After a glorious month off from work I’m back in the office. It was not easy to go back and I really need to win the lottery so I can write all day and hang out with my dog. This is truly my version of an ideal life. 

Hi mama, I know you’re writing but please pet me and hold my head.

I’ve only got one month in the office before I start grad school, after which I will be a full time student and that will be my only job for the next ten months. I don’t yet know what my school schedule will be so I can’t really plan my day – when I’ll exercise, when I’ll write, when I’ll study. Apparently the first week of August, the first week of classes, I’ll get everything necessary for the semester: books, schedule, etc. For someone with a Type A personality, not knowing it’s driving me insane. Because I have to plan, because I need to know what my schedule will look like, because I’m working on a new writing project that is unlike anything I’ve ever undertaken and it’s exhilarating and terrifying: friends, I’m writing creative nonfiction. And while I’m not quite ready to call it a memoir, it looks something like a memoir.

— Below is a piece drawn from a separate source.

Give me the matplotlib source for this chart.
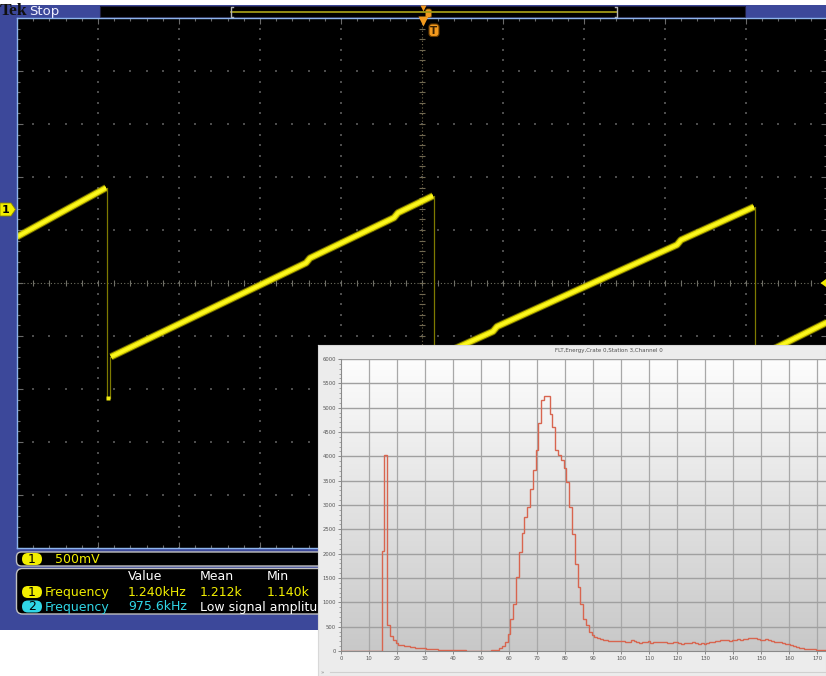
import numpy as np
import matplotlib
matplotlib.use("Agg")
import matplotlib.pyplot as plt
import matplotlib.patches as patches
from matplotlib.colors import LinearSegmentedColormap

# ---- scope trace: time in us (200 us/div), volts vs ch1 ground (500 mV/div)
ramp_t = [
    [0.0, 219.8],
    [232.1, 713.6, 723.5, 930.9, 940.7, 1027.2],
    [1037.0, 1175.3, 1185.2, 1629.6, 1639.5, 1819.7],
    [1829.6, 2000.0],
]
ramp_v = [
    [-0.264, 0.198],
    [-1.396, -0.511, -0.465, -0.084, -0.038, 0.122],
    [-1.396, -1.157, -1.111, -0.340, -0.294, 0.018],
    [-1.396, -1.071],
]
drop_t = [222.2, 1029.6, 1822.2]
drop_top = [0.198, 0.122, 0.018]
restart_t = [229.6, 1034.6, 1827.2]
drop_low = -1.783
restart_v = -1.396

# ---- measurement readout
meas_head = ["Value", "Mean", "Min"]
ch1_meas = ["1.240kHz", "1.212k", "1.140k"]
ch2_meas = ["975.6kHz", "Low signal amplitu"]
ch1_scale = "500mV"

# ---- inset histogram (counts per channel 0..173)
hist_title = "FLT,Energy,Crate 0,Station 3,Channel 0"
hist_counts = [
    2, 2, 2, 2, 2, 2, 2, 2, 2, 2, 2, 2, 2, 2, 3,
    2060, 4020, 540, 300, 235, 165,
    130, 115, 105, 95, 85, 75, 70, 65, 60, 55,
    50, 45, 38, 32, 28, 25, 22, 20, 18, 15,
    14, 13, 15, 12, 10, 10, 10, 10, 8, 8,
    8, 10, 10, 12, 18, 30, 55, 110, 190, 355,
    665, 975, 1520, 2035, 2425, 2755, 2960, 3335, 3725, 4125,
    4685, 5165, 5235, 5235, 4875, 4600, 4125, 4020, 3920, 3770,
    3470, 2960, 2400, 1795, 1315, 975, 665, 528, 390, 320,
    290, 265, 250, 235, 225, 215, 210, 215, 205, 210,
    215, 195, 190, 220, 200, 180, 170, 185, 175, 210,
    170, 180, 190, 175, 195, 185, 170, 160, 175, 180,
    165, 150, 160, 170, 165, 175, 160, 150, 155, 150,
    160, 175, 185, 200, 210, 220, 230, 225, 215, 230,
    220, 250, 235, 245, 255, 265, 270, 260, 245, 235,
    220, 250, 220, 205, 190, 180, 175, 165, 150, 135,
    115, 100, 85, 70, 60, 50, 45, 40, 35, 30,
    28, 25, 25,
]

W, H = 826, 676
BLUE = "#3c489a"
EDGE = "#8db4ec"
YEL = "#f2ee00"
CYAN = "#30d6e6"
ORANGE = "#f39a1e"

fig = plt.figure(figsize=(W / 100, H / 100), dpi=100, facecolor="white")

def px_axes(z):
    a = fig.add_axes([0, 0, 1, 1], zorder=z)
    a.set_xlim(0, W)
    a.set_ylim(H, 0)
    a.axis("off")
    return a

# background bezel, status bar, readouts
bg = px_axes(0)
bg.add_patch(patches.Rectangle((0, 5), W, 625, fc=BLUE, ec="none"))
bg.add_patch(patches.Rectangle((100, 5.5), 645, 11.5, fc="black", ec="#202040", lw=0.8))
bg.plot([231, 617], [11.5, 11.5], color="#a09818", lw=1.3)
for bx, d in [(231, 1), (617, -1)]:
    bg.plot([bx + 2 * d, bx, bx, bx + 2 * d], [6.5, 6.5, 16.5, 16.5], color="#b4b4b4", lw=1)
bg.plot([423], [7.5], marker="v", ms=5, color=ORANGE, mec="none")
bg.add_patch(patches.FancyBboxPatch((425.5, 9), 6, 8.5, boxstyle="round,pad=0,rounding_size=2",
                                    fc=ORANGE, ec="#7a4a00", lw=0.6))
bg.text(-0.5, 11, "Tek", family="Liberation Serif", weight="bold", fontsize=12.5,
        color="#101010", va="center", ha="left")
bg.text(29.5, 11.5, "Stop", fontsize=9.5, color="#f0f0ff", va="center", ha="left")

# ch1 ground marker
bg.add_patch(patches.Polygon([(0, 203), (11, 203), (15.5, 209.5), (11, 216), (0, 216)],
                             closed=True, fc=YEL, ec="#8a8600", lw=0.6))
bg.text(6, 209.8, "1", fontsize=8, weight="bold", color="black", ha="center", va="center")

# readout boxes
bg.add_patch(patches.FancyBboxPatch((16.5, 552), 340, 14, boxstyle="round,pad=0,rounding_size=5",
                                    fc="black", ec="#c0c0c0", lw=1))
bg.add_patch(patches.FancyBboxPatch((16.5, 568.5), 340, 45.5, boxstyle="round,pad=0,rounding_size=6",
                                    fc="black", ec="#c0c0c0", lw=1))

def badge(x, y, num, col):
    bg.add_patch(patches.FancyBboxPatch((x, y - 6), 20, 12, boxstyle="round,pad=0,rounding_size=6",
                                        fc=col, ec="none"))
    bg.text(x + 10, y + 0.5, num, fontsize=9, color="black", ha="center", va="center")

badge(22, 559, "1", YEL)
bg.text(55, 559.5, ch1_scale, fontsize=9, color=YEL, va="center")
for x, s in zip([128, 200, 267], meas_head):
    bg.text(x, 576.5, s, fontsize=9, color="white", va="center")
badge(22, 592, "1", YEL)
bg.text(45, 592.5, "Frequency", fontsize=9, color=YEL, va="center")
for x, s in zip([128, 200, 267], ch1_meas):
    bg.text(x, 592.5, s, fontsize=9, color=YEL, va="center")
badge(22, 606.5, "2", CYAN)
bg.text(45, 607, "Frequency", fontsize=9, color=CYAN, va="center")
bg.text(128, 607, ch2_meas[0], fontsize=9, color=CYAN, va="center")
clip = patches.Rectangle((0, 0), 318, H, transform=bg.transData)
low_txt = bg.text(200, 607, ch2_meas[1], fontsize=9, color="white", va="center")
low_txt.set_clip_path(clip)

# ---- scope graticule
sc = fig.add_axes([17 / W, 1 - 548 / H, 810 / W, 530 / H], zorder=1)
sc.set_facecolor("black")
sc.set_xlim(0, 2000)
sc.set_ylim(-3.2, 1.8)
xmaj = np.arange(0, 2001, 200)
ymaj = -3.2 + 0.5 * np.arange(11)
xmin = np.arange(0, 2001, 40)
ymin = -3.2 + 0.1 * np.arange(51)
sc.set_xticks(xmaj)
sc.set_xticks(xmin, minor=True)
sc.set_yticks(ymaj)
sc.set_yticks(ymin, minor=True)
sc.tick_params(which="both", direction="in", top=True, right=True, labelbottom=False,
               labelleft=False, color="#6a6a6a", width=0.8)
sc.tick_params(which="major", length=4)
sc.tick_params(which="minor", length=2.5)
for s in sc.spines.values():
    s.set_color(EDGE)
    s.set_linewidth(1)
for x in xmaj[1:-1]:
    if x == 1000:
        continue
    sc.scatter(np.full(len(ymin), x), ymin, s=0.8, marker="s", c="#4c4c4c", lw=0)
for y in ymaj[1:-1]:
    if abs(y + 0.7) < 1e-6:
        continue
    sc.scatter(xmin, np.full(len(xmin), y), s=0.8, marker="s", c="#4c4c4c", lw=0)
sc.axhline(-0.7, color="#6e6e60", lw=0.8, ls=(0, (1, 2)))
sc.axvline(1000, color="#6e6448", lw=0.8, ls=(0, (1, 2)))
sc.plot(xmin, np.full(len(xmin), -0.7), ls="none", marker="|", ms=4, mew=0.8, color="#707068")
sc.plot(np.full(len(ymin), 1000), ymin, ls="none", marker="_", ms=4, mew=0.8, color="#706850")

# trace
for t, v in zip(ramp_t, ramp_v):
    sc.plot(t, v, color="#b8b000", lw=5.4, solid_capstyle="butt", alpha=0.55)
    sc.plot(t, v, color="#e2da00", lw=4.0, solid_capstyle="butt")
    sc.plot(t, v, color="#fcf820", lw=2.2, solid_capstyle="butt")
for td, top, tr in zip(drop_t, drop_top, restart_t):
    sc.plot([td, td], [top, drop_low], color="#7e7a00", lw=0.9)
    sc.plot([tr, tr], [drop_low, restart_v], color="#7e7a00", lw=0.9)
    sc.plot([(td + tr) / 2], [drop_low], marker="s", ms=3, color="#f4ee10", mec="none")

# overlay markers on graticule
fg = px_axes(3)
fg.plot([423], [21], marker="v", ms=7, color=ORANGE, mec="none")
fg.add_patch(patches.FancyBboxPatch((429, 24), 10, 12.5, boxstyle="round,pad=0,rounding_size=3",
                                    fc=ORANGE, ec="#6a3c00", lw=0.8))
fg.text(434, 30.5, "T", fontsize=7.5, weight="bold", color="#3a2000", ha="center", va="center")
fg.add_patch(patches.Polygon([(820.5, 283), (826, 279), (826, 287)], closed=True, fc=YEL, ec="none"))

# ---- inset histogram panel
pn = fig.add_axes([318 / W, 0, (W - 318) / W, (H - 345) / H], zorder=5)
pn.set_xlim(318, W)
pn.set_ylim(H, 345)
pn.set_facecolor("#ececec")
pn.set_xticks([])
pn.set_yticks([])
for s in pn.spines.values():
    s.set_color("#d8d8d8")
    s.set_linewidth(0.8)
pn.plot([330, W], [671.5, 671.5], color="#d0d0d0", lw=0.8)
pn.text(321, 673, "\u00bb", fontsize=4, color="#888888", va="center")
pn.text(609, 350.5, hist_title, fontsize=4, color="#505050", ha="center", va="center")

hx = fig.add_axes([341 / W, 1 - 651 / H, (W - 341) / W, (651 - 359) / H], zorder=6)
xmax = (W - 341) / 2.8
hx.set_xlim(0, xmax)
hx.set_ylim(0, 6000)
grad = LinearSegmentedColormap.from_list("g", ["#c8c8c8", "#fdfdfd"])
hx.imshow(np.linspace(1, 0, 256).reshape(-1, 1), cmap=grad, extent=[0, xmax, 0, 6000],
          aspect="auto", zorder=0)
for x in range(10, 171, 10):
    hx.axvline(x, color="#a8a8a8", lw=0.9, zorder=1)
for y in range(500, 6001, 500):
    hx.axhline(y, color="#a0a0a0", lw=1.0, zorder=1)
edges = np.arange(len(hist_counts) + 1) - 0.5
hx.stairs(hist_counts, edges, baseline=None, color="#d8654f", lw=1.0, zorder=3)
hx.set_xticks(np.arange(0, 171, 10))
hx.set_yticks(np.arange(0, 6001, 500))
hx.set_yticks(np.arange(0, 6001, 100), minor=True)
hx.tick_params(labelsize=3.8, labelcolor="#555555", color="#777777", length=2, width=0.6, pad=1.5)
hx.tick_params(which="minor", length=1.2, width=0.5, color="#888888")
for k in ["top", "right"]:
    hx.spines[k].set_visible(False)
hx.spines["left"].set_color("#8a8a8a")
hx.spines["bottom"].set_color("#8a8a8a")
hx.spines["left"].set_linewidth(0.8)
hx.spines["bottom"].set_linewidth(0.8)

fig.savefig("out.png", dpi=100, facecolor="white")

The idea had been ruminating for a while in my brain and I kept ignoring it and pushing it aside. I’m a poet, I don’t know anything about writing full pages, about writing paragraphs, about full sentences and dialogue and moving a story forward. But it wouldn’t go away and it kept popping into my head, lines writing themselves as I was walking Piper or working out or just sitting in the backyard, drinking wine. And so I gave in and started writing.

Thus far the words have come fast and furious. For someone who writes poems that rarely exceed one page, writing 3,000 words the first night I sat down was a surreal and bizarre feeling. But also an amazing one.

Of course this bit of brilliance didn’t hit until I went back to work so it means I’m squeezing in the writing around working. I’m writing in the evenings, in between taking Piper for multiple walks. I’m getting up early, before I go to the gym, to sneak in 30-45 minutes of writing. I’m jotting notes in my journal and then expanding on those thoughts when I get in front of my computer.

It’s hard to write with this face beckoning me!